Although historian continue to dispute the reasons behind the fall of the Roman Empire, there is no doubt that Roman industry and finances were weakening long before the Barbarians became a real threat. When the Visigoths sacked Rome in 410 AD, a significant structural shift away from specialised trades and towards subsistence agriculture had already taken place, and for a long time already Western Roman consumption of luxury goods had been financed by foreign sources. There wasn’t so much a specific breaking point that led to decline as there was a structural economic downturn that reduced its ability to finance international dominance through military and diplomatic means. This downturn was marked by excessive consumption and changing trade patterns that made maintaining the empire a net economic burden, rather than a comparative advantage.
There should be little doubt that the US will lose its dominance sooner or later.

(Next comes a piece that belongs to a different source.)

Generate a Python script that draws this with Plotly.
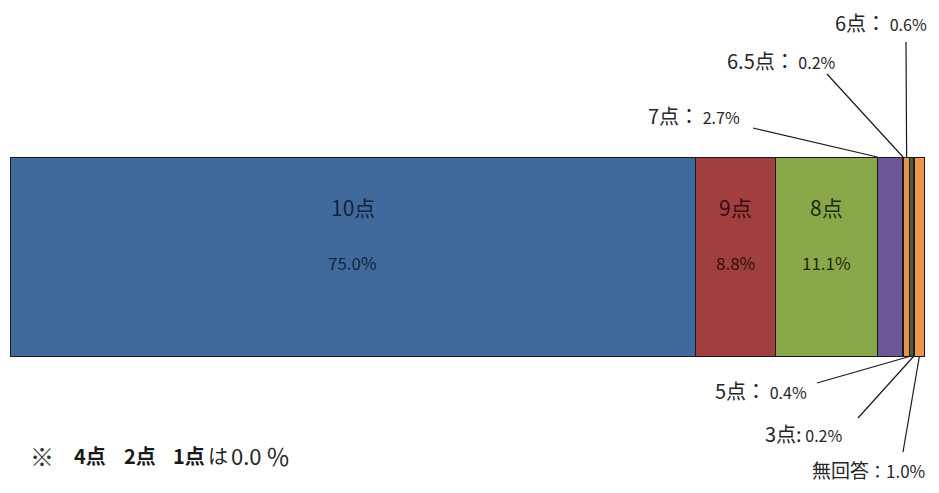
import plotly.graph_objects as go

# ---- data ----
categories = ["10点", "9点", "8点", "7点", "6.5点", "6点", "5点", "3点", "無回答"]
values = [75.0, 8.8, 11.1, 2.7, 0.2, 0.6, 0.4, 0.2, 1.0]
colors = ["#406A9C", "#A0403E", "#88A84A", "#6E5596", "#3A1C1C", "#E8904A", "#4E5E3A", "#3E4E36", "#EE9550"]
text_colors = ["#14243C", "#3C0C0C", "#1C2C0C"]
inside_n = 3  # first three segments labelled inside
zero_categories = ["4点", "2点", "1点"]
zero_value = 0.0

OFF = 8               # page body margin
W, H = 939 - 2 * OFF, 493 - 2 * OFF
PL, PR = 10 - OFF, 924 - OFF      # bar left/right in px
PT, PB = 157 - OFF, 356 - OFF     # bar top/bottom in px

xpp = 100.0 / (PR - PL)
xmin = -PL * xpp
xmax = 100 + (W - PR) * xpp
ypp = 1.0 / (PB - PT)
ymax = 0.5 + PT * ypp
ymin = -0.5 - (H - PB) * ypp

def X(px):
    return xmin + (px - OFF) * xpp

def Y(py):
    return ymax - (py - OFF) * ypp

fig = go.Figure()
for c, v, col in zip(categories, values, colors):
    fig.add_trace(go.Bar(
        x=[v], y=[0], orientation="h", name=c, width=1,
        marker=dict(color=col, line=dict(color="#1a1a1a", width=1)),
        hoverinfo="skip", showlegend=False,
    ))

starts = []
s = 0
for v in values:
    starts.append(s)
    s += v

ann = []
shapes = []
for i in range(inside_n):
    cx = starts[i] + values[i] / 2
    ann.append(dict(x=cx, y=Y(207), xref="x", yref="y", showarrow=False,
                    text=categories[i], font=dict(size=21, color=text_colors[i],
                    family="Noto Sans CJK JP")))
    ann.append(dict(x=cx, y=Y(262), xref="x", yref="y", showarrow=False,
                    text=f"{values[i]:.1f}%", font=dict(size=17, color=text_colors[i],
                    family="Noto Sans CJK JP")))

# outside labels: (index, label center px x, label center px y, line start px, anchor fraction, top?)
outside = [
    (3, 694, 115, (753, 128), 0.0, True),
    (4, 781, 60, (827, 74), 0.5, True),
    (5, 881, 22, (906, 42), 0.5, True),
    (6, 761, 390, (817, 383), 0.5, False),
    (7, 803, 433, (858, 418), 0.5, False),
    (8, 868, 469, (903, 452), 0.5, False),
]
for idx, lx, ly, (sx, sy), frac, top in outside:
    name = categories[idx]
    sep = "：" if idx != 7 else ":"
    txt = f"<span style='font-size:20px'>{name}{sep}</span><span style='font-size:16px'> {values[idx]:.1f}%</span>"
    if idx == 8:
        txt = f"<span style='font-size:19px'>{name}</span><span style='font-size:17px'>：{values[idx]:.1f}%</span>"
    ann.append(dict(x=X(lx), y=Y(ly), xref="x", yref="y", showarrow=False,
                    text=txt, font=dict(size=16, color="#262626", family="Noto Sans CJK JP")))
    ex = starts[idx] + values[idx] * frac
    ey = 0.5 if top else -0.5
    shapes.append(dict(type="line", xref="x", yref="y", x0=X(sx), y0=Y(sy), x1=ex, y1=ey,
                       line=dict(color="#1a1a1a", width=1.2)))

# footnote pieces
foot_y = Y(455)
foot = [("※", 28, dict(size=24, color="#333333"))]
for name, px in zip(zero_categories, [72, 122, 171]):
    foot.append((f"<b>{name}</b>", px, dict(size=20, color="#1a1a1a")))
foot.append(("は", 206, dict(size=20, color="#262626")))
foot.append((f"{zero_value:.1f}", 229, dict(size=22, color="#262626")))
foot.append(("％", 264, dict(size=24, color="#262626")))
for txt, px, f in foot:
    f["family"] = "Noto Sans CJK JP"
    ann.append(dict(x=X(px), y=foot_y, xref="x", yref="y", showarrow=False, xanchor="left",
                    text=txt, font=f))

fig.update_layout(
    width=W, height=H,
    margin=dict(l=0, r=0, t=0, b=0),
    barmode="stack",
    paper_bgcolor="white", plot_bgcolor="white",
    xaxis=dict(range=[xmin, xmax], visible=False, fixedrange=True),
    yaxis=dict(range=[ymin, ymax], visible=False, fixedrange=True),
    annotations=ann, shapes=shapes,
    font=dict(family="Noto Sans CJK JP"),
)
fig.write_html("out.html", config={"displayModeBar": False})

The underlying processes leading to that decline have started already, although one has to be careful in judging prematurely. Perhaps the rumours of its death have been greatly exaggerated, to paraphrase Mark Twain. What is unclear, however, is how the US will handle this transition and what its consequent place in the new world order will be. Britain, continued playing a significant role on the world stage even when it lost its overseas territories. It is still one of the most influential actors when it comes to global diplomacy, and has maintained a decent standard of living for its home population. The Western Roman Empire, on the other hand, was invaded multiple times, its capital pillaged and sacked, and its former glory was replaced with irrelevance. What will Washington do when the Barbarians come knocking at the Beltway gates?